Even the vast amounts of liquidity, a favorite tool of astute Going Private readers in times of crisis, might not stave off the recent and rather ominous signs of credit tightening. While large swaths of hedge fund and private equity money are a good thing, many liquidity providers are very "mark to market" conscious and cannot sit on deteriorating debt investments which could be held more or less indefinitely and still show up at or near acquisition cost on the books of their more traditional holders (banks). This does make me think, however, that the safety valve of mark to market in this situation might actually avoid the kind of delayed response that helped gut Japan's banking system.
It is easy to be of the opinion that risk has been underpriced for a long while. Might this be a wake-up call?
In the meantime, it appears this morning that a certain financial institution is working to dump several billion dollars of debt laden securities on the market. They might well escape debtors prison, unless certain warden-hedge funds have anything to say about it. We'll see how that works out for everyone.
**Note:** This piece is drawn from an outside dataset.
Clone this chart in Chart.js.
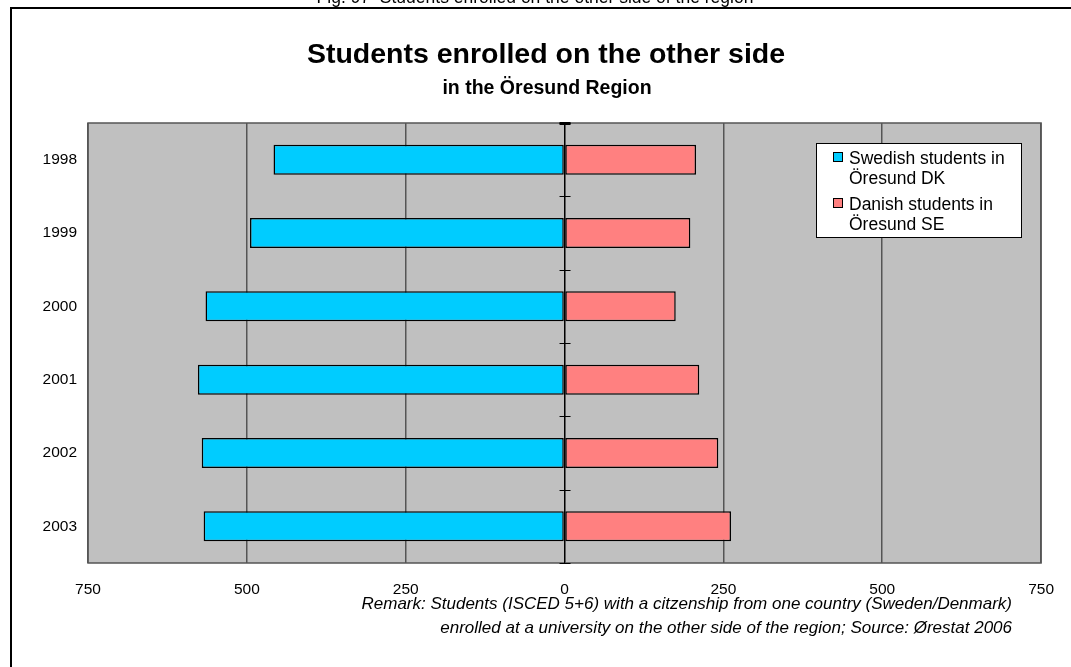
<!DOCTYPE html>
<html>
<head>
<meta charset="utf-8">
<script src="https://cdn.jsdelivr.net/npm/chart.js@4.4.0/dist/chart.umd.min.js"></script>
<style>
  html, body { margin: 0; padding: 0; background: #fff; }
  #wrap { width: 1071px; height: 667px; }
</style>
</head>
<body>
<div id="wrap"><canvas id="barChart" width="1071" height="667"></canvas></div>
<script>
// data
const years = ['1998', '1999', '2000', '2001', '2002', '2003'];
const swedishInDK = [458, 495, 565, 577, 571, 568];
const danishInSE = [207, 198, 175, 212, 242, 262];
const xTicks = [-750, -500, -250, 0, 250, 500, 750];

const seriesNames = ['Swedish students in Öresund DK', 'Danish students in Öresund SE'];
const legendLines = [['Swedish students in', 'Öresund DK'], ['Danish students in', 'Öresund SE']];
const colors = ['#00ccff', '#ff8080'];

const figTitle = 'Fig. 97  Students enrolled on the other side of the region';
const title = 'Students enrolled on the other side';
const subtitle = 'in the Öresund Region';
const remark = [
    'Remark: Students (ISCED 5+6) with a citzenship from one country (Sweden/Denmark)',
    'enrolled at a university on the other side of the region; Source: Ørestat 2006'
];

const FONT = 'Arial, "Liberation Sans", sans-serif';

const decorations = {
    id: 'decorations',
    beforeDraw(chart) {
        const ctx = chart.ctx;
        const a = chart.chartArea;
        ctx.save();
        ctx.fillStyle = '#fff';
        ctx.fillRect(0, 0, chart.width, chart.height);
        ctx.fillStyle = '#c0c0c0';
        ctx.fillRect(a.left, a.top, a.right - a.left, a.bottom - a.top);
        ctx.restore();
    },
    afterDraw(chart) {
        const ctx = chart.ctx;
        const a = chart.chartArea;
        const xs = chart.scales.x;
        const ys = chart.scales.y;
        ctx.save();

        // plot border
        ctx.strokeStyle = '#555';
        ctx.lineWidth = 1.5;
        ctx.strokeRect(a.left, a.top, a.right - a.left, a.bottom - a.top);

        // zero line with small ticks between the years
        const x0 = xs.getPixelForValue(0);
        ctx.strokeStyle = '#000';
        ctx.lineWidth = 1;
        ctx.beginPath();
        ctx.moveTo(x0, a.top);
        ctx.lineTo(x0, a.bottom);
        for (let i = 0; i <= years.length; i++) {
            const y = Math.round(ys.getPixelForValue(i - 0.5)) + 0.5;
            ctx.moveTo(x0 - 5, y);
            ctx.lineTo(x0 + 6, y);
        }
        ctx.stroke();
        ctx.fillStyle = '#000';
        ctx.fillRect(x0 - 5, a.top - 1, 11, 3);

        // outer frame
        ctx.strokeStyle = '#000';
        ctx.lineWidth = 2;
        ctx.beginPath();
        ctx.moveTo(11, chart.height);
        ctx.lineTo(11, 8);
        ctx.lineTo(chart.width, 8);
        ctx.stroke();

        // titles
        ctx.fillStyle = '#000';
        ctx.textAlign = 'center';
        ctx.textBaseline = 'alphabetic';
        ctx.font = '17.5px ' + FONT;
        ctx.fillText(figTitle, 535, 3);
        ctx.font = 'bold 28.5px ' + FONT;
        ctx.fillText(title, 546, 63);
        ctx.font = 'bold 19.5px ' + FONT;
        ctx.fillText(subtitle, 547, 94);

        // remark
        ctx.textAlign = 'right';
        ctx.font = 'italic 17px ' + FONT;
        ctx.fillText(remark[0], 1012, 609);
        ctx.fillText(remark[1], 1012, 633);

        // legend
        const lx = 816, ly = 143, lw = 205, lh = 94;
        ctx.fillStyle = '#fff';
        ctx.fillRect(lx, ly, lw, lh);
        ctx.strokeStyle = '#000';
        ctx.lineWidth = 1;
        ctx.strokeRect(lx + 0.5, ly + 0.5, lw, lh);
        ctx.textAlign = 'left';
        ctx.font = '17.5px ' + FONT;
        chart.data.datasets.forEach((ds, i) => {
            const top = ly + 9 + i * 46;
            ctx.fillStyle = ds.backgroundColor;
            ctx.fillRect(lx + 17, top, 10, 10);
            ctx.strokeStyle = '#000';
            ctx.strokeRect(lx + 17.5, top + 0.5, 9, 9);
            ctx.fillStyle = '#000';
            legendLines[i].forEach((line, j) => {
                ctx.fillText(line, lx + 33, top + 12 + j * 20);
            });
        });
        ctx.restore();
    }
};

new Chart(document.getElementById('barChart'), {
    type: 'bar',
    data: {
        labels: years,
        datasets: [
            {
                label: seriesNames[0],
                data: swedishInDK.map(v => -v),
                backgroundColor: colors[0],
                borderColor: '#000',
                borderWidth: 1.5,
                borderSkipped: false
            },
            {
                label: seriesNames[1],
                data: danishInSE,
                backgroundColor: colors[1],
                borderColor: '#000',
                borderWidth: 1.5,
                borderSkipped: false
            }
        ]
    },
    options: {
        indexAxis: 'y',
        responsive: false,
        animation: false,
        devicePixelRatio: 1,
        categoryPercentage: 1,
        barPercentage: 0.41,
        layout: { padding: { left: 10, right: 29, top: 123, bottom: 64 } },
        plugins: {
            legend: { display: false },
            title: { display: false },
            tooltip: { enabled: false }
        },
        scales: {
            x: {
                stacked: true,
                min: -750,
                max: 750,
                afterBuildTicks(scale) {
                    scale.ticks = xTicks.map(v => ({ value: v }));
                },
                afterFit(scale) { scale.height = 40; },
                ticks: {
                    callback: v => Math.abs(v),
                    color: '#000',
                    font: { family: FONT, size: 15.5 },
                    padding: 17
                },
                grid: {
                    drawTicks: false,
                    color: ctx => ctx.tick && ctx.tick.value === 0 ? '#000' : '#555',
                    lineWidth: 1.5
                },
                border: { display: false }
            },
            y: {
                stacked: true,
                afterFit(scale) { scale.width = 78; },
                ticks: {
                    color: '#000',
                    font: { family: FONT, size: 15.5 },
                    padding: 11
                },
                grid: { display: false, drawTicks: false },
                border: { display: false }
            }
        }
    },
    plugins: [decorations]
});
</script>
</body>
</html>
Art Credit: "The Prison," painting number 7 in the series of 8 works entitled "A Rake's Progress," by William Hogarth (1733) and telling "...the story of Tom Rakewell, a young man who follows a path of vice and self-destruction after inheriting a fortune from his miserly father." The painting is set thus: "Tom is now an inmate of the Fleet, London's celebrated debtors' prison. Beside him lies the rejected script of a play he has written in the hope of securing his freedom. Other prisoners in the cell are trying similarly hopeless schemes. One man has written a treatise on how to pay 'ye Debts of ye Nation', and another is attempting to make 'fools' gold." (One wonders if anyone in the picture is drafting Collateralized Debt Obligation IPO documents).
The series "A Harlot's Progress," (1730) was the highly successful prequel (its popularity likely driven by the more sexual subject matter). An outstanding Hogarth exhibit was on display at the Tate through April of this year (an amazing show, I might add) with these pieces on loan, but the works have now returned to Sir John Soane's Museum.